Several reporters followed the mob into the Capitol on January 6, 2021 and got footage of "Shaman" Jacob Chansley in the Senate chamber with his feet propped up on Nancy Pelosi's desk.
Ever since, the FBI has gone after anyone they can remotely link to the events of that day, including conservative journalists who were covering the event.
Independent reporter Steve Baker recently told Emerald Robinson on LindellTV, an online network founded by My Pillow CEO Mike Lindell, that the FBI has been after him since he documented his first-hand experiences of January 6, including at the rally and with Capitol Police before unarmed Ashli Babbitt was shot and killed.
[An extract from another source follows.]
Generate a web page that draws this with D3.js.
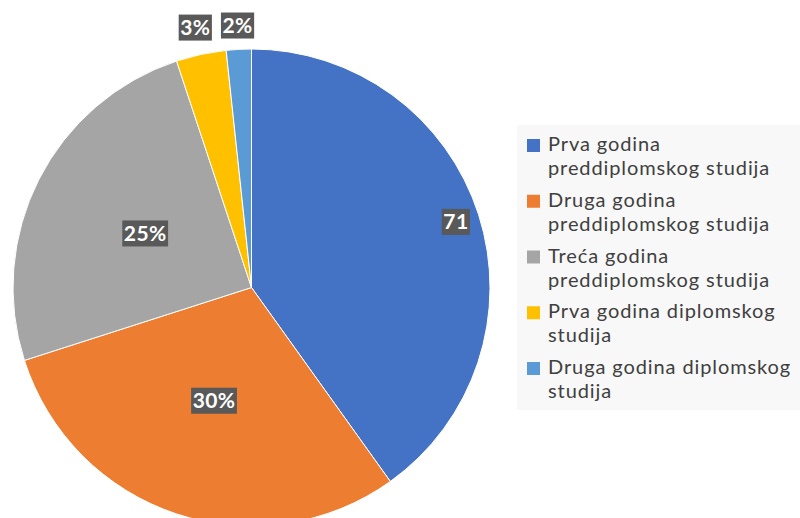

"I'm not confident of anything," he said about being formally charged by the FBI. "They have left me in limbo now since, really, July of 2021. "That was the first phone call that I received from the FBI requesting a volunteer interview with me."
That interview was supposed to take place in early August, but it was canceled when Washington notified the FBI field office that because Baker is a journalist, they could not interview him without written permission from the Department of Justice.
The volunteer interview did not take place until later that fall. Within weeks, Baker was notified that he would soon be charged. His offensive response, however, kept that at bay, and neither Baker nor his attorneys heard back until last week – almost two years later – when he learned he would be subpoenaed for his videos.
He is not the only reporter on the FBI's radar; independent reporter JD Rivera has already spent time in prison for his coverage of January 6. As far as Baker can tell, only conservative reporters are being targeted.
"Rivera basically paralleled The New Yorker reporter who captured the infamous video of the QAnon Shaman inside the Senate," he told Robinson. "They were both basically moving through the Capitol that day, and The New Yorker reporter has never been charged; JD spent months in prison."
In addition to covering January 6, Baker has since gone on to cover the defendant trials in person.